Original posted in the Financial Times by Steve Johnson:
Asset managers are gearing up to start trading in longevity risk, potentially opening the way for pension funds to begin hedging one of their biggest risks en masse.
The involvement of specialist longevity and hedge funds offers a lifeline to a market that was in danger of being strangled at birth by a chronic lack of capacity.
The pension schemes of Babcock International and RSA Insurance have already signed deals with investment banks to protect against the risk of their scheme members living longer than expected, an eventuality that would increase their liabilities.
Similar deals covering an estimated £20bn (€23bn, $33bn) of liabilities are in train, yet Watson Wyatt, the consultancy, has estimated that the current market capacity is just £10bn-£20bn because reinsurance companies – which are exposed to the risk of higher mortality via life assurance policies – are the only natural holders of longevity risk for the banks to pass the exposure on to.
“There are £1,000bn of UK pension liabilities. There is nowhere near enough capacity for that,” said Steven Dicker, senior consultant at Watson Wyatt.
“We think £10bn-£20bn of deals will be done in the next two years. After that we are worried about replacement capital. You definitely don’t want to be last in the queue.”
The emergence of investment funds, which are not natural holders of longevity risk but are happy to trade any asset perceived as providing an attractive risk/return trade off, should allow many more pension schemes to lay off this risk.
London-based Centurion Fund Managers has just gained regulatory approval for a Luxembourg-based fund that would specialise in trading the longevity swaps spun off by pension schemes.
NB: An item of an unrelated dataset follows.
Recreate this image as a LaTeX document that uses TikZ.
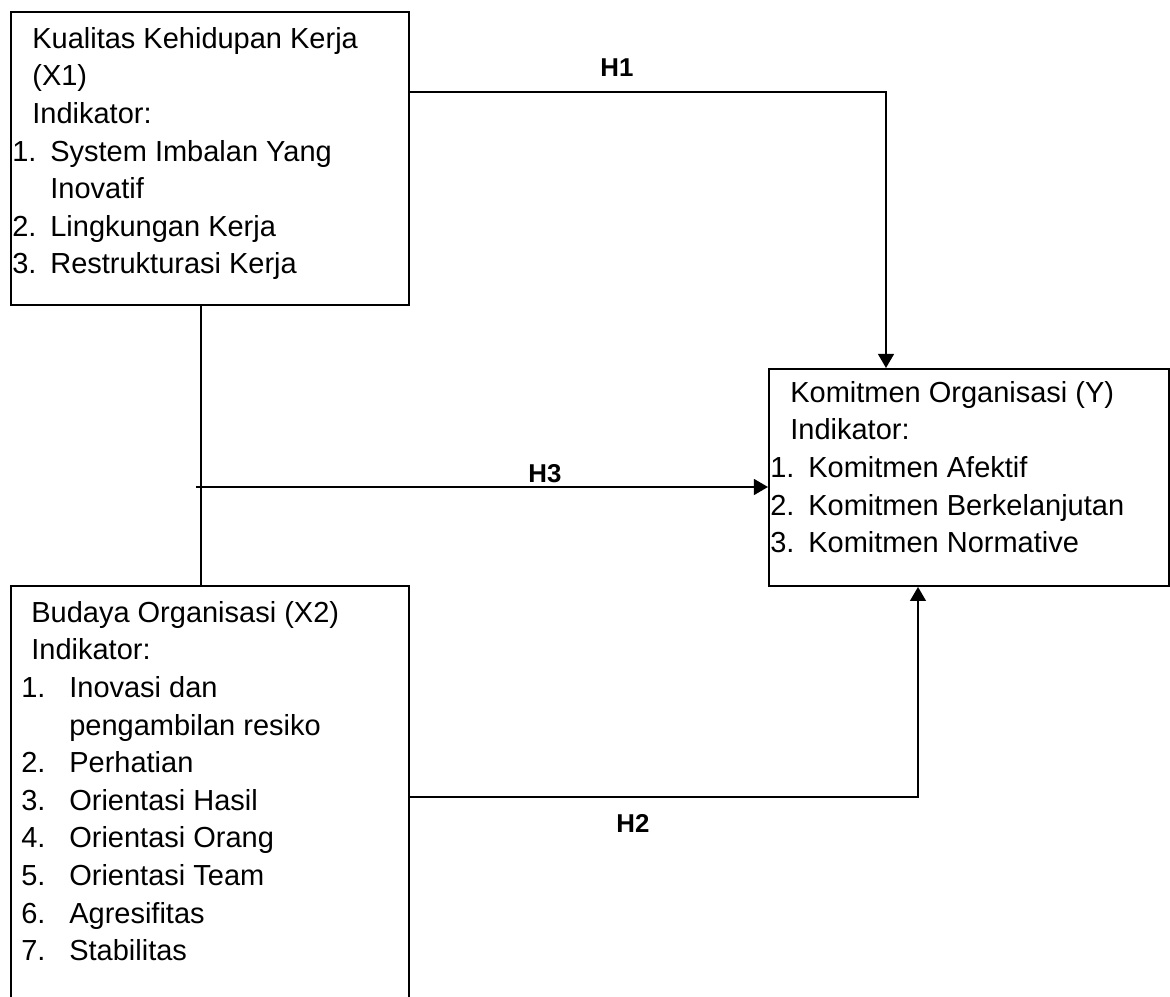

A number of London and Geneva-based hedge funds specialising in insurance-linked securities (ILS) are also believed to be in talks with banks about entering the market for both UK and Dutch longevity derivatives.
“Finding new holders of this risk is of paramount importance. We are scratching the surface of the additional capital that is available,” said Eugene Dimitriou, head of alternative risk transfer at Royal Bank of Scotland, which orchestrated a deal by which Aviva, the insurer, laid off some of the longevity risk in its annuity book. “It’s probably safe to say the outstanding capital that is available from non-traditional sources is 100 times larger than the available capacity of the reinsurance industry.”
But pension funds may have to price in higher longevity expectations in order to attract hedge funds.
Andrea Cavalleri, head of life origination at Securis Investment Partners, a London-based ILS hedge fund group, said he believed the deals that had been struck so far had been absorbed entirely by reinsurers because pricing terms were not yet attractive enough for the capital markets.
David Rawson-Mackenzie, chief executive of Centurion, said: “I think we are going to see some of the large hedge funds getting into this space but the big issue is whether the pension funds want to recognise the cost of this extended longevity. From what I understand every pension fund manager would love to do this but they are not prepared to pay the cost of doing it.”
However one banker involved in the sector said pricing was becoming aligned and he expected to see two to three deals a quarter being struck.